Another cute one - among other things - Ladydevimon was passed off in early English materials as a biker-like design, but you and I both know a demonic undead dominatrix when we see one. Well, I do anyway. The two best things about Ladydevimon - I mean the other two best things - are all the little demon pals apparently occupying her torn clothes and her ongoing fanservice rivalry with the stuffier Angewomon. It's also worth noting that Ladydevimon can evolve from the overtly male Devimon or Angemon.
The original undead Digimon, poor little Bakemon isn't very strong, but at least gets to form the bulk of many an evil army, frequent Goombas of villainous Digimon society. With its simple, tattered sheet-ghost design, Bakemon wouldn't be half as cool and memorable without those horrendous looking gums and teeth. You don't see nearly enough sheet ghosts who could gnaw your face off.
Because Warumonzaemon and Ladydevimon were just far too vanilla for a children's series about pet monsters, the two apparently got incredibly wasted at an evil digimon BDSM orgy and conceived this self-mutilating gas-masked latex gimp-bear with needle and razor blade stuffing. It's supposedly a relatively timid creature who took on this appearance to "camouflage" itself amongst more evil Digimon, but I think the little guy is confusing "evil" with "hardcore kink."
I just joke because it's easy, of course.
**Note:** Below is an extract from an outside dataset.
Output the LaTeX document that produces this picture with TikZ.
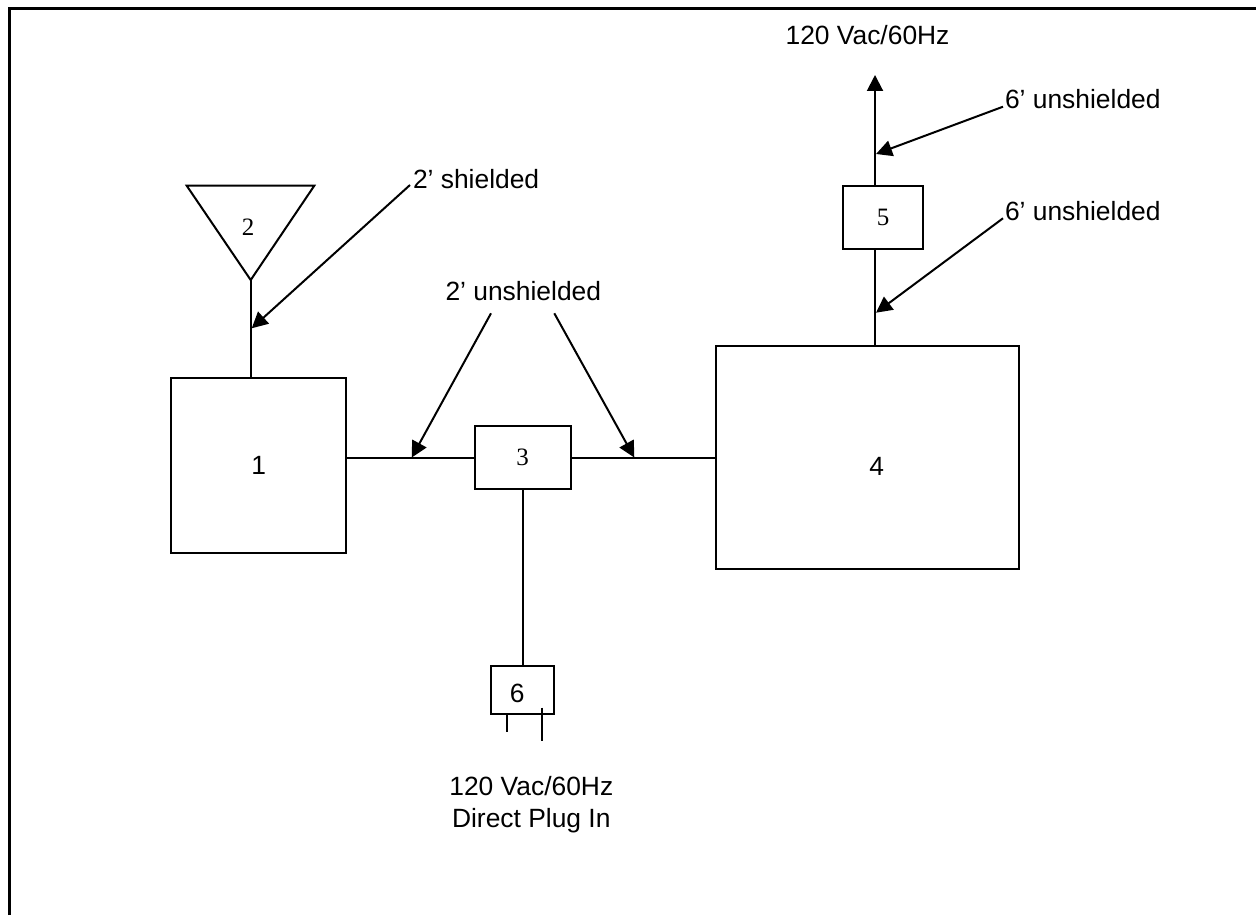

Porcupamon is undeniably cool as hell to look at, hilariously tragic and just cartoonishly ghoulish enough to take the #3 spot.
This green and purple, bio-mechanical, mind-controlling, tentacled, parasitic eyeball spider feels almost uncannily like it was made with me in mind. It's practically the ultimate embodiment of everything Bogleech stands for, and by extension, everything Halloween stands for. It's not very powerful, but like any self-respecting parasite, it can just wear something that is. It would be a tough call for me to pick between this guy and Raremon if I could really own a Digimon...I think Parasimon's many practical applications (all of them beginning with "enslavement" and ending with "of all mankind") would just barely win out.
...Well duh. The child-size Pumpkinmon is a standard evolution for Bakemon, another haunted "plush doll" type Digimon, Has a Jack O'Lantern for a face and is also the only Digimon with an axe lodged in its head, which is so wonderful that it could have been anything at all with an axe lodged in its head and still made this list. An elephant. A pineapple. Maybe even a Christmas Tree. Really, any possible combination of an axe and a head is a recipe for success.
I won't talk about what happened to this friendly, carefree, candy-loving little psycho in the cartoon. Nope. I rebuke your canon. He's alive, damn it. The dub said so. NO, SHUT UP. JUST SHUT YOUR STUPID FACE.LET'S LOOK AT LADYDEVIMON AGAIN.